Without the pictures, return each record as it appears.

[Figure scripts]
-.-.-

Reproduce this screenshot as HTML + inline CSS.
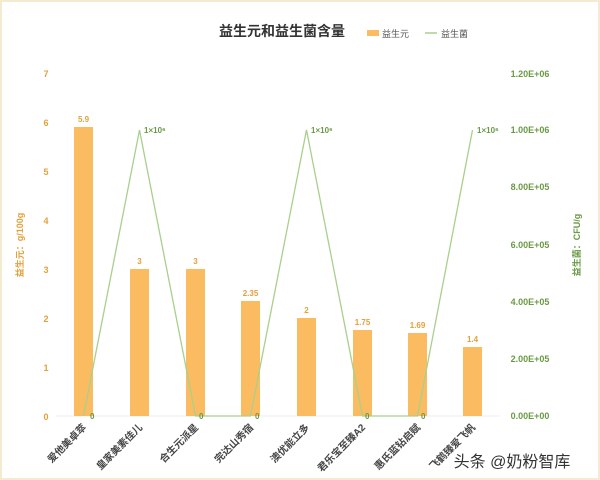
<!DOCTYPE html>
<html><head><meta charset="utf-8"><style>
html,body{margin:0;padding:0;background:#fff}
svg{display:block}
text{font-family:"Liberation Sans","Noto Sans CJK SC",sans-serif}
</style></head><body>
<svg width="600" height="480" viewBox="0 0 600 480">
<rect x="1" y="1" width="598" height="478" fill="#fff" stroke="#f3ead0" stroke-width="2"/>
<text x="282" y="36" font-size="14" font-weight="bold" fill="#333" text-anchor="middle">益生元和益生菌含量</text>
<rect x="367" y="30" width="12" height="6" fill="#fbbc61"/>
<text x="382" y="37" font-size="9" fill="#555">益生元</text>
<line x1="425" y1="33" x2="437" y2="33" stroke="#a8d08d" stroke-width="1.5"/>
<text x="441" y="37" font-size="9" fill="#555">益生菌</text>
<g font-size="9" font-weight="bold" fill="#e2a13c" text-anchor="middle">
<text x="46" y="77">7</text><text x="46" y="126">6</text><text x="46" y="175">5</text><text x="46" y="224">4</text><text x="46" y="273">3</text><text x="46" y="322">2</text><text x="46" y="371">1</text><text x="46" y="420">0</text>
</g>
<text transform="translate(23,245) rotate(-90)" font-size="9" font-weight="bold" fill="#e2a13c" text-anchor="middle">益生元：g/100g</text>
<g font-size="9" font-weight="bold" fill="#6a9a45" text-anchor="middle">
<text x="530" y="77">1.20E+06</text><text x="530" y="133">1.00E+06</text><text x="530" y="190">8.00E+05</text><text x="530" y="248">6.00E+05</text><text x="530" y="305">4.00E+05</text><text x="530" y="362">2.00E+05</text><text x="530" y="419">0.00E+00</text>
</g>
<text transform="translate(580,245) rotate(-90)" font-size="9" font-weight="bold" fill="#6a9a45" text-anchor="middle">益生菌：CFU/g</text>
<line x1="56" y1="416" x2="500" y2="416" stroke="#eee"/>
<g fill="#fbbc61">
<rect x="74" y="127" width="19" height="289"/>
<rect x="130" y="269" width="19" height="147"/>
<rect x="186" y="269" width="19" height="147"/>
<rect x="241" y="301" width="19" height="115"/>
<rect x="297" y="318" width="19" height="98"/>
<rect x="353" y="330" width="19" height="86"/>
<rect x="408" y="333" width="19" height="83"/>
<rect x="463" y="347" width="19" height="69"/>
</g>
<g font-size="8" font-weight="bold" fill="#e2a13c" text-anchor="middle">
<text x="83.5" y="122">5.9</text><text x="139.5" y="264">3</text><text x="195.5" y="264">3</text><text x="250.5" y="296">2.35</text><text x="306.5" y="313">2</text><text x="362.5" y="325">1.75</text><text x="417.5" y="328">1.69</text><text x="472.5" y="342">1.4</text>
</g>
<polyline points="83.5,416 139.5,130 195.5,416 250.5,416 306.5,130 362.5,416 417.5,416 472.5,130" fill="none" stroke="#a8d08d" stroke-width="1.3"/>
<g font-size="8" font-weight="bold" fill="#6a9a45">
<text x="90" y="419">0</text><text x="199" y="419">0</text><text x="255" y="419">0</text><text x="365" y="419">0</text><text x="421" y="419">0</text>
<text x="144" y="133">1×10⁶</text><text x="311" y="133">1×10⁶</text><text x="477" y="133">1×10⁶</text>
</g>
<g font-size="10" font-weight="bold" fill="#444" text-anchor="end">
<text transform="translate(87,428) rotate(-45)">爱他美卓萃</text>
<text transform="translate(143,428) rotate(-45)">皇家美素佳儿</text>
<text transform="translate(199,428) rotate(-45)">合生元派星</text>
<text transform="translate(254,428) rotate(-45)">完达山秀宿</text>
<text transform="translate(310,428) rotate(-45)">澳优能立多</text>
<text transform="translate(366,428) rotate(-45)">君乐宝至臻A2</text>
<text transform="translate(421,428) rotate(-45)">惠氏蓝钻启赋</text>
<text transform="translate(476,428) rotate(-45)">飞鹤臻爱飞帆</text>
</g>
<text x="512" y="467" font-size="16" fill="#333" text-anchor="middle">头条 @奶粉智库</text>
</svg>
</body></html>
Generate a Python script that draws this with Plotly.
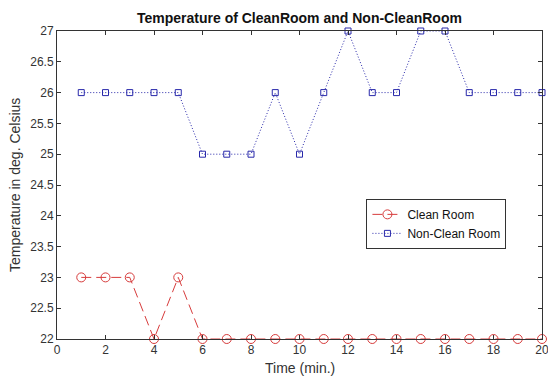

-.-.-

■ **Output for this exercise**:
Reproduce this screenshot as HTML + inline CSS.
<!DOCTYPE html>
<html><head><meta charset="utf-8"><style>
html,body{margin:0;padding:0;background:#fff}
svg{display:block}
text{font-family:"Liberation Sans","Noto Sans CJK SC",sans-serif}
</style></head><body>
<svg width="600" height="480" viewBox="0 0 600 480">
<rect x="1" y="1" width="598" height="478" fill="#fff" stroke="#f3ead0" stroke-width="2"/>
<text x="282" y="36" font-size="14" font-weight="bold" fill="#333" text-anchor="middle">益生元和益生菌含量</text>
<rect x="367" y="30" width="12" height="6" fill="#fbbc61"/>
<text x="382" y="37" font-size="9" fill="#555">益生元</text>
<line x1="425" y1="33" x2="437" y2="33" stroke="#a8d08d" stroke-width="1.5"/>
<text x="441" y="37" font-size="9" fill="#555">益生菌</text>
<g font-size="9" font-weight="bold" fill="#e2a13c" text-anchor="middle">
<text x="46" y="77">7</text><text x="46" y="126">6</text><text x="46" y="175">5</text><text x="46" y="224">4</text><text x="46" y="273">3</text><text x="46" y="322">2</text><text x="46" y="371">1</text><text x="46" y="420">0</text>
</g>
<text transform="translate(23,245) rotate(-90)" font-size="9" font-weight="bold" fill="#e2a13c" text-anchor="middle">益生元：g/100g</text>
<g font-size="9" font-weight="bold" fill="#6a9a45" text-anchor="middle">
<text x="530" y="77">1.20E+06</text><text x="530" y="133">1.00E+06</text><text x="530" y="190">8.00E+05</text><text x="530" y="248">6.00E+05</text><text x="530" y="305">4.00E+05</text><text x="530" y="362">2.00E+05</text><text x="530" y="419">0.00E+00</text>
</g>
<text transform="translate(580,245) rotate(-90)" font-size="9" font-weight="bold" fill="#6a9a45" text-anchor="middle">益生菌：CFU/g</text>
<line x1="56" y1="416" x2="500" y2="416" stroke="#eee"/>
<g fill="#fbbc61">
<rect x="74" y="127" width="19" height="289"/>
<rect x="130" y="269" width="19" height="147"/>
<rect x="186" y="269" width="19" height="147"/>
<rect x="241" y="301" width="19" height="115"/>
<rect x="297" y="318" width="19" height="98"/>
<rect x="353" y="330" width="19" height="86"/>
<rect x="408" y="333" width="19" height="83"/>
<rect x="463" y="347" width="19" height="69"/>
</g>
<g font-size="8" font-weight="bold" fill="#e2a13c" text-anchor="middle">
<text x="83.5" y="122">5.9</text><text x="139.5" y="264">3</text><text x="195.5" y="264">3</text><text x="250.5" y="296">2.35</text><text x="306.5" y="313">2</text><text x="362.5" y="325">1.75</text><text x="417.5" y="328">1.69</text><text x="472.5" y="342">1.4</text>
</g>
<polyline points="83.5,416 139.5,130 195.5,416 250.5,416 306.5,130 362.5,416 417.5,416 472.5,130" fill="none" stroke="#a8d08d" stroke-width="1.3"/>
<g font-size="8" font-weight="bold" fill="#6a9a45">
<text x="90" y="419">0</text><text x="199" y="419">0</text><text x="255" y="419">0</text><text x="365" y="419">0</text><text x="421" y="419">0</text>
<text x="144" y="133">1×10⁶</text><text x="311" y="133">1×10⁶</text><text x="477" y="133">1×10⁶</text>
</g>
<g font-size="10" font-weight="bold" fill="#444" text-anchor="end">
<text transform="translate(87,428) rotate(-45)">爱他美卓萃</text>
<text transform="translate(143,428) rotate(-45)">皇家美素佳儿</text>
<text transform="translate(199,428) rotate(-45)">合生元派星</text>
<text transform="translate(254,428) rotate(-45)">完达山秀宿</text>
<text transform="translate(310,428) rotate(-45)">澳优能立多</text>
<text transform="translate(366,428) rotate(-45)">君乐宝至臻A2</text>
<text transform="translate(421,428) rotate(-45)">惠氏蓝钻启赋</text>
<text transform="translate(476,428) rotate(-45)">飞鹤臻爱飞帆</text>
</g>
<text x="512" y="467" font-size="16" fill="#333" text-anchor="middle">头条 @奶粉智库</text>
</svg>
</body></html>
Generate a Python script that draws this with Plotly.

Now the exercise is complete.